In 1938, plans were drawn up to build a facility for mentally disabled children on a 375 acres (1.52 km2) site in the Willowbrook section of Staten Island. Construction was completed in 1942, but instead of opening for its original purpose, it was converted into a United States Army hospital and named Halloran General Hospital, after the late Colonel Paul Stacey Halloran. After World War II, proposals were introduced to turn the site over to the Veterans Administration, but in October 1947, the New York State Department of Mental Hygiene opened its facility there as originally planned, and the institution was named Willowbrook State School.

[edit] Hepatitis studies

Throughout the first decade of its operation, outbreaks of hepatitis were common at the school. Virtually all children developed hepatitis within six months, primarily hepatitis A. This led to a highly controversial medical study carried out there between the mid-1950s up to the 1970s by medical researchers Saul Krugman and Robert W. McCollum. Healthy children were intentionally inoculated, orally and by injection, with the virus that causes the disease, then monitored to gauge the effects of gamma globulin in combating it.[3] A public outcry forced the study to be discontinued.

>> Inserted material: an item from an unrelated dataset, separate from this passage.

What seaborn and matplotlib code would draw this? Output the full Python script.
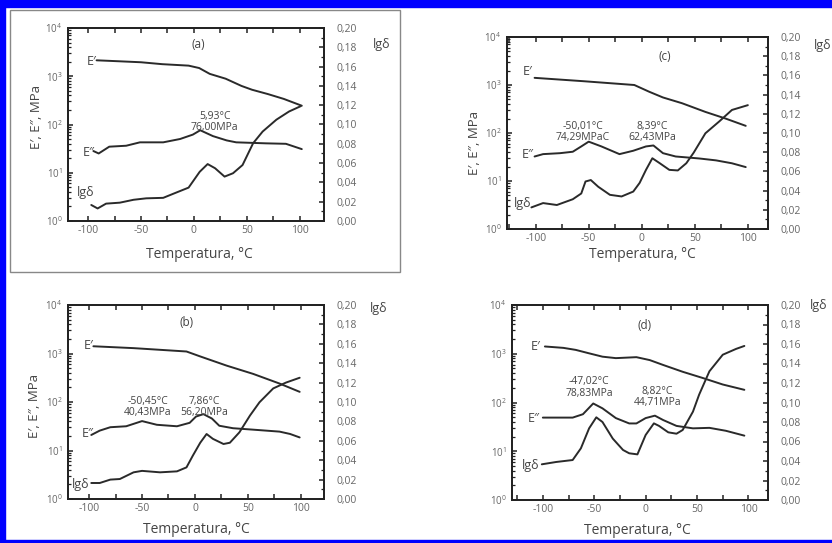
import matplotlib
matplotlib.use("Agg")
import matplotlib.pyplot as plt
import matplotlib.ticker as mticker
from matplotlib.patches import Rectangle
import seaborn as sns

# ---------------- data ----------------
# Panel (a)
a_T_Ep = [-92, -70, -50, -30, -5, 5, 15, 30, 45, 55, 70, 85, 102]
a_Ep = [2140, 2040, 1950, 1780, 1660, 1480, 1120, 890, 630, 525, 427, 339, 245]
a_T_Epp = [-95, -90, -80, -64, -51, -29, -13, -1, 6, 18, 31, 40, 68, 87, 102]
a_Epp = [28.2, 25.1, 34.7, 36.3, 42.7, 42.7, 50.1, 61.7, 76.0, 57.5, 46.8, 42.7, 40.7, 39.8, 30.9]
a_T_tan = [-97, -91, -83, -70, -57, -45, -29, -20, -5, 5.5, 13, 20, 29, 37, 46, 56, 65, 78, 90, 101]
a_tan = [0.0166, 0.013, 0.018, 0.019, 0.022, 0.0235, 0.024, 0.028, 0.0346, 0.051, 0.059, 0.0547,
         0.046, 0.0495, 0.058, 0.0806, 0.0927, 0.105, 0.1135, 0.119]

# Panel (b)
b_T_Ep = [-96, -58, -8, 5, 30, 55, 80, 99]
b_Ep = [1410, 1290, 1100, 870, 562, 380, 240, 162]
b_T_Epp = [-98, -90, -80, -65, -50, -36, -17, -5, 1, 8, 16, 23, 36, 55, 80, 90, 99]
b_Epp = [20.9, 25.7, 30.2, 31.6, 40.4, 33.9, 31.6, 37.2, 50.1, 56.2, 45.7, 32.4, 28.8, 26.9, 24.5, 21.9, 18.6]
b_T_tan = [-98, -90, -80, -71, -58, -50, -33, -17, -8, -2, 5, 11, 17, 27, 33, 42, 52, 61, 74, 86, 99]
b_tan = [0.0165, 0.0165, 0.02, 0.0206, 0.0275, 0.029, 0.0275, 0.0285, 0.0326, 0.0447, 0.058, 0.067,
         0.062, 0.0567, 0.058, 0.0687, 0.086, 0.0997, 0.114, 0.120, 0.125]

# Panel (c)
c_T_Ep = [-101, -55, -7, 7, 20, 38, 60, 79, 98]
c_Ep = [1410, 1200, 1000, 724, 550, 417, 275, 200, 141]
c_T_Epp = [-101, -93, -77, -65, -57, -50, -38, -21, -8, 4, 11, 20, 32, 54, 70, 85, 98]
c_Epp = [32.4, 36.3, 38.0, 40.7, 52.5, 66.0, 52.5, 36.3, 42.7, 52.5, 55.0, 38.0, 32.4, 29.5, 26.9, 23.4, 19.5]
c_T_tan = [-104, -93, -80, -65, -57, -53, -48, -41, -30, -19, -8, -2, 4, 10, 17, 26, 34, 42, 49, 60, 73, 85, 100]
c_tan = [0.0225, 0.027, 0.025, 0.031, 0.037, 0.0495, 0.051, 0.044, 0.0356, 0.0339, 0.039, 0.048,
         0.0616, 0.0737, 0.0685, 0.0616, 0.061, 0.0685, 0.0796, 0.0997, 0.112, 0.124, 0.129]

# Panel (d)
d_T_Ep = [-98, -80, -68, -55, -42, -29, -9, 4, 17, 36, 56, 75, 96]
d_Ep = [1410, 1320, 1200, 1020, 871, 813, 851, 741, 589, 427, 316, 234, 182]
d_T_Epp = [-100, -71, -61, -51, -42, -29, -16, -9, 0, 9, 17, 30, 46, 62, 78, 96]
d_Epp = [49, 49, 57.5, 95.5, 75.9, 47.9, 37.2, 37.2, 47.9, 53.7, 43.7, 33.1, 29.5, 30.2, 26.3, 20.9]
d_T_tan = [-101, -87, -71, -63, -55, -48, -42, -32, -22, -16, -8, 0, 8, 13, 22, 30, 36, 46, 52, 62, 75, 88, 96]
d_tan = [0.0366, 0.039, 0.041, 0.053, 0.0735, 0.0848, 0.080, 0.063, 0.0513, 0.0479, 0.0468, 0.0667,
         0.0786, 0.076, 0.0694, 0.068, 0.0718, 0.0906, 0.108, 0.132, 0.149, 0.155, 0.158]

panel_tags = ["(a)", "(b)", "(c)", "(d)"]
peak_labels = {
    "(a)": [("5,93°C", "76,00MPa")],
    "(b)": [("-50,45°C", "40,43MPa"), ("7,86°C", "56,20MPa")],
    "(c)": [("-50,01°C", "74,29MPaC"), ("8,39°C", "62,43MPa")],
    "(d)": [("-47,02°C", "78,83MPa"), ("8,82°C", "44,71MPa")],
}
x_label = "Temperatura, °C"
y_label = "E′, E″, MPa"
y2_label = "lgδ"

# ---------------- style ----------------
sns.set_style("ticks")
plt.rcParams['font.family'] = ['Open Sans', 'DejaVu Sans']
plt.rcParams['mathtext.default'] = 'regular'

LINE = '#2a2a2a'
TXT = '#444444'
TICK = '#666666'

W, H = 832, 543
fig = plt.figure(figsize=(W / 100, H / 100), dpi=100)

# layout (pixels): left, top, right, bottom of each axes
layout = {
    "(a)": dict(rect=(68, 28, 324, 221), xlim=(-119, 123)),
    "(b)": dict(rect=(68, 305, 324, 499), xlim=(-120, 122)),
    "(c)": dict(rect=(507, 37, 768, 229), xlim=(-127, 119)),
    "(d)": dict(rect=(512, 305, 768, 500), xlim=(-130, 119)),
}
# text placement in axes fraction; peaks: (x, y of two-line block centre)
txt_pos = {
    "(a)": dict(Ep=(0.111, 0.827), Epp=(0.104, 0.355), tan=(0.104, 0.147), tag=(0.508, 0.913),
                peaks=[(0.573, 0.512)], y2=(1.19, 0.917), ylab=(-0.125, 0.54), xlab=(0.514, -0.176)),
    "(b)": dict(Ep=(0.100, 0.79), Epp=(0.100, 0.338), tan=(0.085, 0.077), tag=(0.462, 0.911),
                peaks=[(0.3125, 0.474), (0.532, 0.474)], y2=(1.18, 0.983),
                ylab=(-0.13, 0.48), xlab=(0.50, -0.155)),
    "(c)": dict(Ep=(0.099, 0.818), Epp=(0.102, 0.389), tan=(0.093, 0.131), tag=(0.603, 0.896),
                peaks=[(0.29, 0.505), (0.558, 0.505)], y2=(1.175, 0.957),
                ylab=(-0.125, 0.446), xlab=(0.52, -0.133)),
    "(d)": dict(Ep=(0.113, 0.786), Epp=(0.109, 0.419), tan=(0.107, 0.179), tag=(0.516, 0.897),
                peaks=[(0.302, 0.576), (0.568, 0.527)], y2=(1.165, 1.0),
                ylab=None, xlab=(0.49, -0.154)),
}
series = {
    "(a)": (a_T_Ep, a_Ep, a_T_Epp, a_Epp, a_T_tan, a_tan),
    "(b)": (b_T_Ep, b_Ep, b_T_Epp, b_Epp, b_T_tan, b_tan),
    "(c)": (c_T_Ep, c_Ep, c_T_Epp, c_Epp, c_T_tan, c_tan),
    "(d)": (d_T_Ep, d_Ep, d_T_Epp, d_Epp, d_T_tan, d_tan),
}


def comma_fmt(v, pos):
    return f"{v:.2f}".replace('.', ',')


for tag in panel_tags:
    l, t, r, b = layout[tag]["rect"]
    ax = fig.add_axes([l / W, 1 - b / H, (r - l) / W, (b - t) / H])
    ax.set_yscale('log')
    ax2 = ax.twinx()
    T1, Ep, T2, Epp, T3, tan = series[tag]
    sns.lineplot(x=T1, y=Ep, ax=ax, color=LINE, lw=1.4, estimator=None, sort=False)
    sns.lineplot(x=T2, y=Epp, ax=ax, color=LINE, lw=1.4, estimator=None, sort=False)
    sns.lineplot(x=T3, y=tan, ax=ax2, color=LINE, lw=1.4, estimator=None, sort=False)

    ax.set_ylim(1, 1e4)
    ax2.set_ylim(0, 0.2)
    ax.set_xlim(*layout[tag]["xlim"])
    ax.set_xlabel("")
    ax.set_ylabel("")
    ax2.set_ylabel("")

    ax.xaxis.set_major_locator(mticker.MultipleLocator(50))
    ax.xaxis.set_minor_locator(mticker.MultipleLocator(25))
    ax.xaxis.set_major_formatter(mticker.FuncFormatter(lambda v, p: f"{v:.0f}"))
    ax.yaxis.set_major_locator(mticker.LogLocator(base=10, numticks=10))
    ax.yaxis.set_minor_locator(mticker.LogLocator(base=10, subs=range(2, 10), numticks=20))
    ax.yaxis.set_minor_formatter(mticker.NullFormatter())
    ax2.yaxis.set_major_locator(mticker.MultipleLocator(0.02))
    ax2.yaxis.set_minor_locator(mticker.MultipleLocator(0.01))
    ax2.yaxis.set_major_formatter(mticker.FuncFormatter(comma_fmt))

    ax.tick_params(axis='x', which='both', direction='in', top=True, bottom=True,
                   length=3.5, width=1.1, colors='#222', labelcolor=TICK, labelsize=7.5, pad=3)
    ax.tick_params(axis='y', which='major', direction='in', length=3.5, width=1.1,
                   colors='#222', labelcolor=TICK, labelsize=7, pad=4)
    ax.tick_params(axis='y', which='minor', direction='in', length=2, width=0.9, colors='#222')
    ax2.tick_params(axis='y', which='major', direction='in', length=3.5, width=1.1,
                    colors='#222', labelcolor=TICK, labelsize=7.5, pad=9)
    ax2.tick_params(axis='y', which='minor', direction='in', length=2, width=0.9, colors='#222')
    for a in (ax, ax2):
        for s in a.spines.values():
            s.set_linewidth(1.3)
            s.set_color('#222')
            s.set_visible(True)

    p = txt_pos[tag]
    ax.text(*p["Ep"], "E′", transform=ax.transAxes, ha='right', va='center', fontsize=9, color=TXT)
    ax.text(*p["Epp"], "E″", transform=ax.transAxes, ha='right', va='center', fontsize=9, color=TXT)
    ax.text(*p["tan"], "lgδ", transform=ax.transAxes, ha='right', va='center', fontsize=9, color=TXT)
    ax.text(*p["tag"], tag, transform=ax.transAxes, ha='center', va='center', fontsize=8.5, color=TXT)
    for (xf, yc), (l1, l2) in zip(p["peaks"], peak_labels[tag]):
        ax.text(xf, yc, f"{l1}\n{l2}", transform=ax.transAxes, ha='center', va='center',
                multialignment='center', linespacing=1.05, fontsize=7.5, color=TXT)
    ax.text(*p["y2"], y2_label, transform=ax.transAxes, ha='left', va='center', fontsize=9, color=TXT)
    if p["ylab"] is not None:
        ax.text(*p["ylab"], y_label, transform=ax.transAxes, ha='center', va='center',
                rotation=90, fontsize=9.5, color=TXT)
    ax.text(*p["xlab"], x_label, transform=ax.transAxes, ha='center', va='center', fontsize=10, color=TXT)

# frame around panel (a)
fig.patches.append(Rectangle((10 / W, 1 - 272 / H), 390 / W, 262 / H, transform=fig.transFigure,
                             fill=False, edgecolor='#888888', lw=1.0))
# blue border (top, left, bottom)
BLUE = '#0000ff'
fig.patches.append(Rectangle((0, 1 - 7 / H), 1, 7 / H, transform=fig.transFigure, color=BLUE, zorder=10))
fig.patches.append(Rectangle((0, 0), 5 / W, 1, transform=fig.transFigure, color=BLUE, zorder=10))
fig.patches.append(Rectangle((0, 0), 1, 3 / H, transform=fig.transFigure, color=BLUE, zorder=10))

fig.savefig("out.png", dpi=100)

[edit] More scandals and abuses

By 1965, Willowbrook housed over 6,000 mentally disabled children, despite having a maximum capacity of 4,000. Senator Robert Kennedy toured the institution in 1965 and proclaimed that individuals in the overcrowded facility were "living in filth and dirt, their clothing in rags, in rooms less comfortable and cheerful than the cages in which we put animals in a zoo" and offered a series of recommendations for improving conditions.[4] Although the hepatitis study had been discontinued, the residential school's reputation was that of a warehouse for New York City's mentally disabled children, many of whom were presumably abandoned there by their families, foster care agencies or other systems designed to care for them. Donna J. Stone, an advocate for mentally disabled children as well as victims of child abuse, gained access to the school by posing as a recent social work graduate. She then shared her observations with members of the press.[5]
A series of articles in local newspapers, including the Staten Island Advance and the Staten Island Register, described the crowded, filthy living conditions at Willowbrook, and the negligent treatment of some of its residents. Shortly thereafter, in early 1972, Geraldo Rivera, then an investigative reporter for WABC-TV in New York, conducted a series of investigations at Willowbrook uncovering a host of deplorable conditions, including overcrowding, inadequate sanitary facilities, and physical and sexual abuse of residents by members of the school's staff. The exposé, entitled Willowbrook: The Last Disgrace, garnered national attention and won a Peabody Award for Rivera.[6] Rivera later appeared on the nationally televised Dick Cavett Show with film of patients at the school.
As a result of the overcrowding, a class-action lawsuit was filed against the State of New York in federal court on March 17, 1972. A settlement in the case was reached on May 5, 1975, mandating reforms at the site, but several years would pass before all of the violations were corrected. The publicity generated by the case was a major contributing factor to the passage of a federal law, the Civil Rights of Institutionalized Persons Act of 1980."